Exercise goal =
Print exactly the lines that run from the line containing "Write a component" to the line containing "52, 56, 60];", both included, and nothing else; pictures stay out.

Records to process =
□ □ □

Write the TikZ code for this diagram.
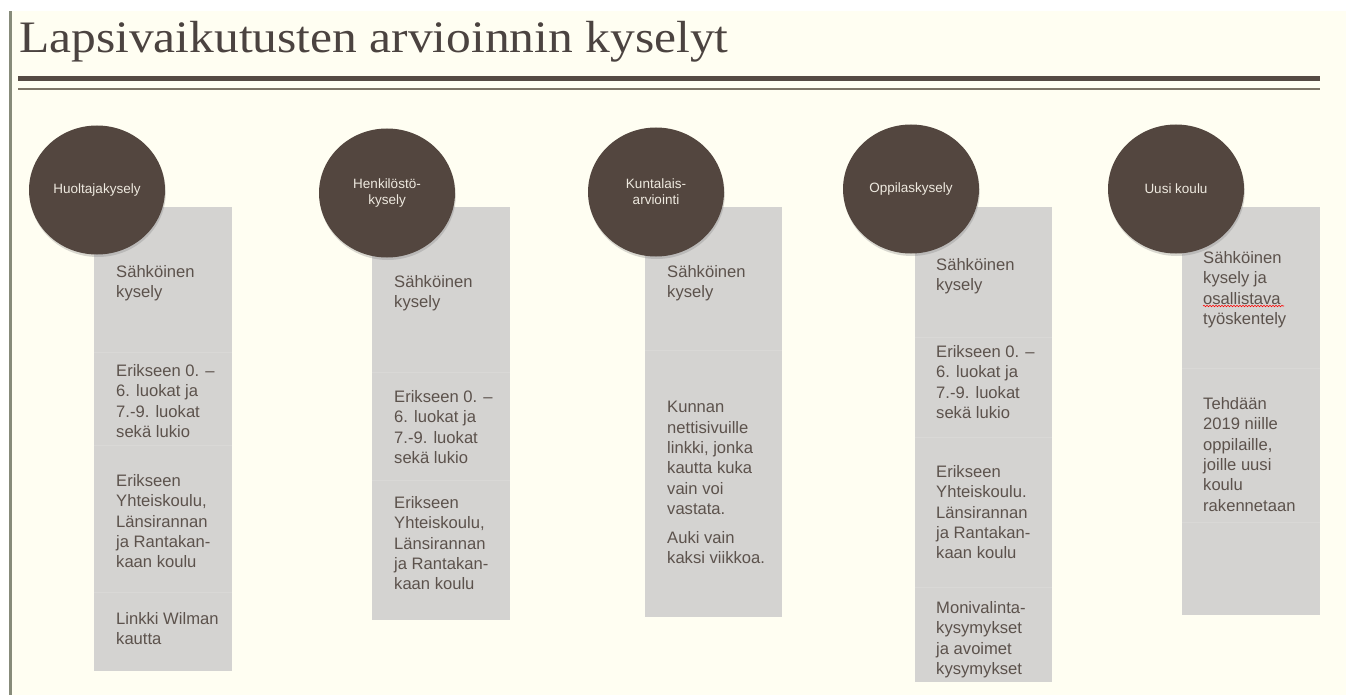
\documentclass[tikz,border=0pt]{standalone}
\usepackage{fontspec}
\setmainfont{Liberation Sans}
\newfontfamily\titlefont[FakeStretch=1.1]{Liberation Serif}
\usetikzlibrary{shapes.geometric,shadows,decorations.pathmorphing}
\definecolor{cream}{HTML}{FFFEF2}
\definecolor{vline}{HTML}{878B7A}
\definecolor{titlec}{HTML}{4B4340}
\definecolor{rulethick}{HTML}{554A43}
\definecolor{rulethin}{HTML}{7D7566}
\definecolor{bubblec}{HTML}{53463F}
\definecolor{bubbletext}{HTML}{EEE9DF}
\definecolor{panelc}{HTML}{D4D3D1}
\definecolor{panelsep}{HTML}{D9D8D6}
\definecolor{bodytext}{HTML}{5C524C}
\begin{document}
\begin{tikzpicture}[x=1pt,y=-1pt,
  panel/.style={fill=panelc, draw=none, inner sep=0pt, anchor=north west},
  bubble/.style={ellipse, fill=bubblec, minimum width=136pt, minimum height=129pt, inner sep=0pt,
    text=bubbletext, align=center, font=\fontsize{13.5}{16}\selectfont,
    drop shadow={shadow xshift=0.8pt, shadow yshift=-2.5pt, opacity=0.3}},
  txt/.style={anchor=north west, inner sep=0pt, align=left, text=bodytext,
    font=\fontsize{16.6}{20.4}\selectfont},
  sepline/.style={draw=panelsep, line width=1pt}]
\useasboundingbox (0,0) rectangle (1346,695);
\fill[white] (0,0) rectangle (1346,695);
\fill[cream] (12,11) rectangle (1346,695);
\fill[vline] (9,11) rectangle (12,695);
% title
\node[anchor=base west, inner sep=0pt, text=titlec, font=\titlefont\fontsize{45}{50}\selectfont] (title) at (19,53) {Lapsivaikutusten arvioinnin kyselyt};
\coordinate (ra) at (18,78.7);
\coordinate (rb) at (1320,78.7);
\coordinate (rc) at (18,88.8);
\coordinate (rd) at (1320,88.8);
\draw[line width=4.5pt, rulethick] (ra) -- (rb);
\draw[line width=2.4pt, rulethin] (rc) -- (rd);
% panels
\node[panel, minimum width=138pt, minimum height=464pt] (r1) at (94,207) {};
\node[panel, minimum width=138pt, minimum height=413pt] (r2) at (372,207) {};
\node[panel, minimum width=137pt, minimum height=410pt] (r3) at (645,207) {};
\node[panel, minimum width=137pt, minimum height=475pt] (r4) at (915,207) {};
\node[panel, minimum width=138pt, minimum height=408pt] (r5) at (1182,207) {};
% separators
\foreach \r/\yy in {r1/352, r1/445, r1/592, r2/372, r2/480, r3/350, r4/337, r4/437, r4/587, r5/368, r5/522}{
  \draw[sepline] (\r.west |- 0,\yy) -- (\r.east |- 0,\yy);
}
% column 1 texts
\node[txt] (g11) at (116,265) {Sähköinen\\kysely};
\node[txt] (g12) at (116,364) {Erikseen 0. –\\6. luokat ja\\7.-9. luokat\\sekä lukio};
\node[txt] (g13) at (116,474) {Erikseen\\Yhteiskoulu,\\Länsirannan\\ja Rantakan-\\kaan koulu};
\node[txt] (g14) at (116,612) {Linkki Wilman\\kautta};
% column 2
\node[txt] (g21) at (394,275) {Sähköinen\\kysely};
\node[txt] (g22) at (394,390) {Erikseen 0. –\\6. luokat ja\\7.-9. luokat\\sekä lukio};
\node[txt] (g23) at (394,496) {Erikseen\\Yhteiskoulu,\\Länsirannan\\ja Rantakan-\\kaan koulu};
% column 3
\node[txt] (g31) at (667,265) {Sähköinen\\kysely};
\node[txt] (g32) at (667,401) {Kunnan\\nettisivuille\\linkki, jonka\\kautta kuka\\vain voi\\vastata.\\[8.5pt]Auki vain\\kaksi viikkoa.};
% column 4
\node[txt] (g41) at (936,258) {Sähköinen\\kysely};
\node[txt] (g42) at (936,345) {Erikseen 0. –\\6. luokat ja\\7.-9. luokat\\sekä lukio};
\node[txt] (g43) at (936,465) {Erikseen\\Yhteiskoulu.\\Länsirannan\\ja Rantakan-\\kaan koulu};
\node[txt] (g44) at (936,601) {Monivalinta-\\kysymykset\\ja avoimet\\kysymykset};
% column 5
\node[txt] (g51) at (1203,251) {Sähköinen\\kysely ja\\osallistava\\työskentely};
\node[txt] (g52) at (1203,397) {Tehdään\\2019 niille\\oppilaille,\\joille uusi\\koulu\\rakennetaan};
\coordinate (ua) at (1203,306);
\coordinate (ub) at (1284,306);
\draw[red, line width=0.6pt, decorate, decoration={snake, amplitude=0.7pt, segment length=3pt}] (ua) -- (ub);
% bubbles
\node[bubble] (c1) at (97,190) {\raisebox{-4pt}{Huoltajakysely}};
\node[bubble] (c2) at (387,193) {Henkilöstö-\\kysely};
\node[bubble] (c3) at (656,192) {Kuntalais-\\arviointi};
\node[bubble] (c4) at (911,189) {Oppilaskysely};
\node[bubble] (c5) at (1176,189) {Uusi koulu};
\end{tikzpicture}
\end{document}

□ □ □

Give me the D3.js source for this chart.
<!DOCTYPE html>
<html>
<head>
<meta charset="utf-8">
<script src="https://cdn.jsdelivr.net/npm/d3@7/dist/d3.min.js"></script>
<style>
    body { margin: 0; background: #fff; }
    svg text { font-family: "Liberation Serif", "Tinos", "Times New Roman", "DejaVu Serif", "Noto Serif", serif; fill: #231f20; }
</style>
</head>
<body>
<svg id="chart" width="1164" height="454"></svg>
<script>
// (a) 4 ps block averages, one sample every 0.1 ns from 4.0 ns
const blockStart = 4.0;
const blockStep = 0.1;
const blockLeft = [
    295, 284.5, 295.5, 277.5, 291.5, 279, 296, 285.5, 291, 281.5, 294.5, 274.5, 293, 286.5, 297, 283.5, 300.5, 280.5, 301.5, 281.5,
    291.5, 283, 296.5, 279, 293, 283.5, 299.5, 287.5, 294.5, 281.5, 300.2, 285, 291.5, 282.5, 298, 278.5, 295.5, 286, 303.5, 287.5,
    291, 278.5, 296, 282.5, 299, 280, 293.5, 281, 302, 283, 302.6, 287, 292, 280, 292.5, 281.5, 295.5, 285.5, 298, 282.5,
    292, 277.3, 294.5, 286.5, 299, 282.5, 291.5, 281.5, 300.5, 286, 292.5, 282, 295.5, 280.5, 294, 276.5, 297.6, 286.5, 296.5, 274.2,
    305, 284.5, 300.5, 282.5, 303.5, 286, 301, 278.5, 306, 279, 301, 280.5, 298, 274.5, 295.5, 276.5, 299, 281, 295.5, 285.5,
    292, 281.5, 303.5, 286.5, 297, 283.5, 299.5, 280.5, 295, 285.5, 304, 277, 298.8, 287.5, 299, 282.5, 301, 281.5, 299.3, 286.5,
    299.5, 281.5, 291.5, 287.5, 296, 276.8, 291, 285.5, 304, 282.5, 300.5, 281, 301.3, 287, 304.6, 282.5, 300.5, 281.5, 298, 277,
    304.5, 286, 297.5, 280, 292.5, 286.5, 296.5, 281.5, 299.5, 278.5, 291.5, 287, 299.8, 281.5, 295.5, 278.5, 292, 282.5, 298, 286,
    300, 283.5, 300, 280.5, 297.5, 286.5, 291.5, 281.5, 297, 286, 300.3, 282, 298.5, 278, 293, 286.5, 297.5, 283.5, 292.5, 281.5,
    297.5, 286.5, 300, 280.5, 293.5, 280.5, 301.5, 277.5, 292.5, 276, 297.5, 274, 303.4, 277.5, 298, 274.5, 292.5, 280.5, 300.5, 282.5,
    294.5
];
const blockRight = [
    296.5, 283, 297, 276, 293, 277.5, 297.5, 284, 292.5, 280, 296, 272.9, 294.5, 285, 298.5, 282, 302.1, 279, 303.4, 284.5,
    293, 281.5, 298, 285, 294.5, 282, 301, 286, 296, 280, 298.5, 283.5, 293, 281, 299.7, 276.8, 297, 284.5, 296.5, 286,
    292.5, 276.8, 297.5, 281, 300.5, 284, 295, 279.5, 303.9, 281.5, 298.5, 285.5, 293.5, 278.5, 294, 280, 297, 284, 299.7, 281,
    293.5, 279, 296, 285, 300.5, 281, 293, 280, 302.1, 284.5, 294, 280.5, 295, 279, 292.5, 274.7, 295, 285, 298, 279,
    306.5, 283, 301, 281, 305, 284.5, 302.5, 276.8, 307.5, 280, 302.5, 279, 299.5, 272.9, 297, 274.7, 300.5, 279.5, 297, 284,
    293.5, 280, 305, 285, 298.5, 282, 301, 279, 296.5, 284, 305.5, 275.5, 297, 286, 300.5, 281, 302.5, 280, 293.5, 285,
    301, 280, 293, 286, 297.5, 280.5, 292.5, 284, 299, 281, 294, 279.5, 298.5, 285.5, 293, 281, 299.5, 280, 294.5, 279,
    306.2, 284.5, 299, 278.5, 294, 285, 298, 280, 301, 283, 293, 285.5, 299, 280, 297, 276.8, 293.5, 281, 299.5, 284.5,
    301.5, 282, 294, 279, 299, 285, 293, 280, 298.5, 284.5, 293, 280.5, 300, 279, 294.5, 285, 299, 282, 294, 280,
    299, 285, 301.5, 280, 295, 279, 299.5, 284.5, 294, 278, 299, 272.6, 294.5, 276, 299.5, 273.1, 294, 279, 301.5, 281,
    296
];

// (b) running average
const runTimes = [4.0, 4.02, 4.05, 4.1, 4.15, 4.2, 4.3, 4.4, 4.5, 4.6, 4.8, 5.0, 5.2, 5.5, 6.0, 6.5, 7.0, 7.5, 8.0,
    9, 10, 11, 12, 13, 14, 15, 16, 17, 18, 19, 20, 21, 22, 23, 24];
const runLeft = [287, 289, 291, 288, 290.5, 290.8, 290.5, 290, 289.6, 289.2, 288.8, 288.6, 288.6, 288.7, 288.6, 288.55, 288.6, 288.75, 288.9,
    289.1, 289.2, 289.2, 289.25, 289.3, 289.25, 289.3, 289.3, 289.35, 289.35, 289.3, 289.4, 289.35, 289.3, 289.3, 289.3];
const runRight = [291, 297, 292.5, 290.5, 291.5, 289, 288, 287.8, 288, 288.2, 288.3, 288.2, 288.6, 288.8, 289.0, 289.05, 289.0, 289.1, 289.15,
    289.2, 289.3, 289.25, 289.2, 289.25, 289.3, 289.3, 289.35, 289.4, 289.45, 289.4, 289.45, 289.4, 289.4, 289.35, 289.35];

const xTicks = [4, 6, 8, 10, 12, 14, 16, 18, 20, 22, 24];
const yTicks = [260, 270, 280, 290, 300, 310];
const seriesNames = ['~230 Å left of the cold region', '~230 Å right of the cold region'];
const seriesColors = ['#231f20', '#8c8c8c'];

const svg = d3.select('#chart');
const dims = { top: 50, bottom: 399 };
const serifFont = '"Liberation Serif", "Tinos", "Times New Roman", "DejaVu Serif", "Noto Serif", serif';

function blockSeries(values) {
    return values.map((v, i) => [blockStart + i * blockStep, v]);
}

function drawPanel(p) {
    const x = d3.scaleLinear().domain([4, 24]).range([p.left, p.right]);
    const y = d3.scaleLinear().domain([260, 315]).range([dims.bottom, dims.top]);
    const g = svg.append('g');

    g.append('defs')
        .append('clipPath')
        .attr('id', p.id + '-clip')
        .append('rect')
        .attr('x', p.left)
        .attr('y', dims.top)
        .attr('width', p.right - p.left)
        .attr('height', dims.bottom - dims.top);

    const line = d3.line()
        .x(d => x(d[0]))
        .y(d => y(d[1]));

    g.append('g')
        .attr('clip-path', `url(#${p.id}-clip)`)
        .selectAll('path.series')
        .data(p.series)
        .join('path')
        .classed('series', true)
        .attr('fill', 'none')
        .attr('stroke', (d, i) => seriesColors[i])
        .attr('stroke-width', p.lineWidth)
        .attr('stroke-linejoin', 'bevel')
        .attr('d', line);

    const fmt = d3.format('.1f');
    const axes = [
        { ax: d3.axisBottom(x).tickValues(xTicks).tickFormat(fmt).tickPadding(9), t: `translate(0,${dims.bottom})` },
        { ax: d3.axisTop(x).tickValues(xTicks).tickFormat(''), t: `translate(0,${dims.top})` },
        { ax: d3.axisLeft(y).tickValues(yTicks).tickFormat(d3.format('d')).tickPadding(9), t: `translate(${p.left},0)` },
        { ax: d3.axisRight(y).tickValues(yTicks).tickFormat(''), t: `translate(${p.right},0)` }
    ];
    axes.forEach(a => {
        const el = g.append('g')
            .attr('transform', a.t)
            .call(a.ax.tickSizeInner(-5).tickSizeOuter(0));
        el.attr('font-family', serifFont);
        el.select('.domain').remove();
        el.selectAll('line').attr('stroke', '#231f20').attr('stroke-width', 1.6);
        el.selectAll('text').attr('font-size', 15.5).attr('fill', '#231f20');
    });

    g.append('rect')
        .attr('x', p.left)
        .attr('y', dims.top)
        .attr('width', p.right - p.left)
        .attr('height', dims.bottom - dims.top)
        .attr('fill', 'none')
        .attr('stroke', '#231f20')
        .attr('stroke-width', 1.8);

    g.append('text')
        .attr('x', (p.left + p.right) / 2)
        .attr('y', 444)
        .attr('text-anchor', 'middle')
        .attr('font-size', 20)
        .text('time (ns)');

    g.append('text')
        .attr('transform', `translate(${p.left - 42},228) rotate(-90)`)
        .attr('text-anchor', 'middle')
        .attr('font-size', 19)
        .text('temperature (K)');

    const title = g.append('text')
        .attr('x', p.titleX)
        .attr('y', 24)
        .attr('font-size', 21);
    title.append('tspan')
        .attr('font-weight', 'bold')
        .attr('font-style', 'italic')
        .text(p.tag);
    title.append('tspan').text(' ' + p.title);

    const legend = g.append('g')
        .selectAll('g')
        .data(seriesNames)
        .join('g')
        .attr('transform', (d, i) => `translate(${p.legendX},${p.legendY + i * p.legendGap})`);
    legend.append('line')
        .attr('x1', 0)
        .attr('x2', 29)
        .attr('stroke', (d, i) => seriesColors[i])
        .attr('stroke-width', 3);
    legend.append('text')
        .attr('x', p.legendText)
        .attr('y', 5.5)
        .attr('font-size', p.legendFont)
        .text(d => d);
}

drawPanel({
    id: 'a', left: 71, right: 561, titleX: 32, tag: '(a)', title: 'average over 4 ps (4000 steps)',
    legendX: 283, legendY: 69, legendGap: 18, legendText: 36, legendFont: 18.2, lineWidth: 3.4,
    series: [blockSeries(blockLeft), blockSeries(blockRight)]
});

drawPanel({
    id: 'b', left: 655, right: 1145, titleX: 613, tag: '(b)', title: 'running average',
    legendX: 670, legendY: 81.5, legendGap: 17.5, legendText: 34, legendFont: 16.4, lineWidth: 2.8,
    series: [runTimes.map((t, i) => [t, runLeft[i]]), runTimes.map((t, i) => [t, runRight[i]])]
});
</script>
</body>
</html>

□ □ □

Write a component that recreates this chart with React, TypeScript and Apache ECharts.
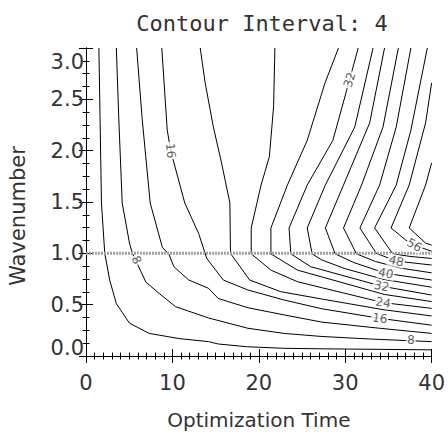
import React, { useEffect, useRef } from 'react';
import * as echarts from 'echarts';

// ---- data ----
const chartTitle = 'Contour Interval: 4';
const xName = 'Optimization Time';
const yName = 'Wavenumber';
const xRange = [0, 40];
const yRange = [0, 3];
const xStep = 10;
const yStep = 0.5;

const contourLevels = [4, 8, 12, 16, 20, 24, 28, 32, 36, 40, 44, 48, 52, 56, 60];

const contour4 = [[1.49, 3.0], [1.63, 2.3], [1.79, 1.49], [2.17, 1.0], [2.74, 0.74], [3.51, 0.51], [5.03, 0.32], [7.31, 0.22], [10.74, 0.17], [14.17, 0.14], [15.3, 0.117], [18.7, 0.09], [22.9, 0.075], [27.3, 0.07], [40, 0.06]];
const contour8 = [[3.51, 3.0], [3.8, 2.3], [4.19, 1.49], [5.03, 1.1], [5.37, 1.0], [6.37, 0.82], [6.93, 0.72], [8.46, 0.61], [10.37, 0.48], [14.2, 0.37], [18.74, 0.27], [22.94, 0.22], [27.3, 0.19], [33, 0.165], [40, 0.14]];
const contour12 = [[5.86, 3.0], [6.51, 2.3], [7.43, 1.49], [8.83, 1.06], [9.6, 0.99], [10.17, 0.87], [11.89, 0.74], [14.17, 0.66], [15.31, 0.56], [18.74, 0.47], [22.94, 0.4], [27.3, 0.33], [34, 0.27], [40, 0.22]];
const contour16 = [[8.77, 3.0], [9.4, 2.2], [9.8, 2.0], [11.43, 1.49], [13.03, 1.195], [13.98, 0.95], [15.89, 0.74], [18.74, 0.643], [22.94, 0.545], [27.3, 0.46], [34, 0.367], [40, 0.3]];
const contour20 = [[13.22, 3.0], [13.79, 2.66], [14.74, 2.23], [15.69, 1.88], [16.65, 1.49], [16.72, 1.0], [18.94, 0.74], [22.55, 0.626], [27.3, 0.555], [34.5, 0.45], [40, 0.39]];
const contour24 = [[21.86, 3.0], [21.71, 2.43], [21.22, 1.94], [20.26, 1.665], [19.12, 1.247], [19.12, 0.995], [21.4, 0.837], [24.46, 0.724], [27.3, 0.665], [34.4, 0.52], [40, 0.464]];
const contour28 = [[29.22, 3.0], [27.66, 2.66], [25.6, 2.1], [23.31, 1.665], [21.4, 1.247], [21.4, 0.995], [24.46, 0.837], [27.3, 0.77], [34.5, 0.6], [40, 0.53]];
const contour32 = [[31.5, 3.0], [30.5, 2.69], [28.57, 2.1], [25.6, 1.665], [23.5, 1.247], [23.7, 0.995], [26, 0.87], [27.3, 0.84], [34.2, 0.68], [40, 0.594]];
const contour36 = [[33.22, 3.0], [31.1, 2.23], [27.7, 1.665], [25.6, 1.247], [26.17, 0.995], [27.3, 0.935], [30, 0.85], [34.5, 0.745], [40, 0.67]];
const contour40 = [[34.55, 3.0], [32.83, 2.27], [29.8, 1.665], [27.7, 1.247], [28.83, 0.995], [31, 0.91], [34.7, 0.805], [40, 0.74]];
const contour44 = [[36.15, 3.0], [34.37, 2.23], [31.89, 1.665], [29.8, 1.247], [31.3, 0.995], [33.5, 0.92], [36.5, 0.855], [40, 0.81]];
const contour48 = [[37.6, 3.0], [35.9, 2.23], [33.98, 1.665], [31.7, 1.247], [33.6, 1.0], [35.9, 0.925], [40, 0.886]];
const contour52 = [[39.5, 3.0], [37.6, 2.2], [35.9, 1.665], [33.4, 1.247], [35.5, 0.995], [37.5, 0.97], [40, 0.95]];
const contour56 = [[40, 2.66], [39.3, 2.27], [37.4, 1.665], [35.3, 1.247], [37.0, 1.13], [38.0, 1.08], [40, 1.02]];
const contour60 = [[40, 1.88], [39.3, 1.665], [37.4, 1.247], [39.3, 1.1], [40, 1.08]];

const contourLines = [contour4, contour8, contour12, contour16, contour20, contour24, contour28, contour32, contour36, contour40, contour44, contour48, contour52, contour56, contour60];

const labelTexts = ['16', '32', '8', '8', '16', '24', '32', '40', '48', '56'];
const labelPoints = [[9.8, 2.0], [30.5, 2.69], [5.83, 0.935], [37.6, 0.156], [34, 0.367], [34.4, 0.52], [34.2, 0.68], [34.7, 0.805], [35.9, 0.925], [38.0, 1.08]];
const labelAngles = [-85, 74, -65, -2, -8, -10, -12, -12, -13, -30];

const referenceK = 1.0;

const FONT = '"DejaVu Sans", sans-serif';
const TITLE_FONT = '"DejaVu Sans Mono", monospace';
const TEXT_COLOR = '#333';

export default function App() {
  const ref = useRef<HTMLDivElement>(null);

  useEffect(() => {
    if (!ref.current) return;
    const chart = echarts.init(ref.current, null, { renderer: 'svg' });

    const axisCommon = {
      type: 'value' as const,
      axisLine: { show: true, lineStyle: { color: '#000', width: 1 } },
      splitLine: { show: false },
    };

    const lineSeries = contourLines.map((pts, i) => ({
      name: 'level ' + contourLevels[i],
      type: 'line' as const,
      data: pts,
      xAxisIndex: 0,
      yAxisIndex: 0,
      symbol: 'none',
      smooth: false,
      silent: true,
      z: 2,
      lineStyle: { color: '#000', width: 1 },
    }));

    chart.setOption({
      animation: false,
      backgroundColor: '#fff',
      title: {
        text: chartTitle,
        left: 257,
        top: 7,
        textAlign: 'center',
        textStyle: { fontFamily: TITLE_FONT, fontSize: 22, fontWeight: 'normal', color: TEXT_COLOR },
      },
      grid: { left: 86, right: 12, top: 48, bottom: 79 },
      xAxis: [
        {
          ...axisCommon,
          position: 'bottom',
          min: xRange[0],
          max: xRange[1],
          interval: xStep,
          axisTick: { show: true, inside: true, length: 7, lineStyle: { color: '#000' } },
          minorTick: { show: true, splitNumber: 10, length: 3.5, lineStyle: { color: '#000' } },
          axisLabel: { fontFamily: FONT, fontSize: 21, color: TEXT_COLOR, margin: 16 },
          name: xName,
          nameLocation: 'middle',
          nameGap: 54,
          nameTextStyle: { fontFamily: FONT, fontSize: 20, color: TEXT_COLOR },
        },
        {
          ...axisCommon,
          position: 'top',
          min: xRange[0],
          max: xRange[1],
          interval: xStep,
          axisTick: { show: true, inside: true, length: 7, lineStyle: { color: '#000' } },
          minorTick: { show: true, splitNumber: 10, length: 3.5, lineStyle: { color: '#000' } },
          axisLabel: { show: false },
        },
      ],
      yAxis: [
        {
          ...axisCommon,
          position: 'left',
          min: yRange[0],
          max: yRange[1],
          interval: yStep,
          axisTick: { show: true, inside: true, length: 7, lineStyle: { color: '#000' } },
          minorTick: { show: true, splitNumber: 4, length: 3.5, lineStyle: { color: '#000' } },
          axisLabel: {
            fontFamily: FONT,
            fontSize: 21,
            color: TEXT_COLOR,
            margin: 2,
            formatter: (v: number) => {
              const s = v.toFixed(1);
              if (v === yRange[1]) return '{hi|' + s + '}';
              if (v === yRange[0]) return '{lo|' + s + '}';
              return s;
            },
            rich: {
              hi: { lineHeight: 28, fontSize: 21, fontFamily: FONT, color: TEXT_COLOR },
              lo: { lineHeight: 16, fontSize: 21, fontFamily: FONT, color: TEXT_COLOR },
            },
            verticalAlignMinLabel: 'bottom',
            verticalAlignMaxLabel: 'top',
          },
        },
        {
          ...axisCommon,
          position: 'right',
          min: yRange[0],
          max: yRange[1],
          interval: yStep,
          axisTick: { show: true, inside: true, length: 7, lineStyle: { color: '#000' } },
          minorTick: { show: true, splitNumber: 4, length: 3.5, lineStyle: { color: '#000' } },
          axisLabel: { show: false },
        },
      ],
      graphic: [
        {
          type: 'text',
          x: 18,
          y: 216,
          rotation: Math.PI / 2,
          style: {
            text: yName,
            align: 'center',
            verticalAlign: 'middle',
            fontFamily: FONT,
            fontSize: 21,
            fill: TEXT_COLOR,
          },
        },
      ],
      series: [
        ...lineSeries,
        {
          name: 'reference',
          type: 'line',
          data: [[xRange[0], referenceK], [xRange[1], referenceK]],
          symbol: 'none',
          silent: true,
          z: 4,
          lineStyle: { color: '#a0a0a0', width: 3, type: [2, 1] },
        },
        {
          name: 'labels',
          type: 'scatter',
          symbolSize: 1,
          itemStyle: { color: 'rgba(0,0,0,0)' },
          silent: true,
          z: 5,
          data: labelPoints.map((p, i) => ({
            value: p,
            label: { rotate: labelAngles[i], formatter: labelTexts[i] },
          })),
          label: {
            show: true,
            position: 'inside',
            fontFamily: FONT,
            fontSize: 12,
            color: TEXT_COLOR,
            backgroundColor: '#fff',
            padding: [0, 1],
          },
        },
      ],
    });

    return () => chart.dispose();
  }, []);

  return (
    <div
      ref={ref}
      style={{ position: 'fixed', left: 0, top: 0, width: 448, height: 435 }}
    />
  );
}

□ □ □

Written solution =
Write a component that recreates this chart with React, TypeScript and Apache ECharts.
import React, { useEffect, useRef } from 'react';
import * as echarts from 'echarts';

// ---- data ----
const chartTitle = 'Contour Interval: 4';
const xName = 'Optimization Time';
const yName = 'Wavenumber';
const xRange = [0, 40];
const yRange = [0, 3];
const xStep = 10;
const yStep = 0.5;

const contourLevels = [4, 8, 12, 16, 20, 24, 28, 32, 36, 40, 44, 48, 52, 56, 60];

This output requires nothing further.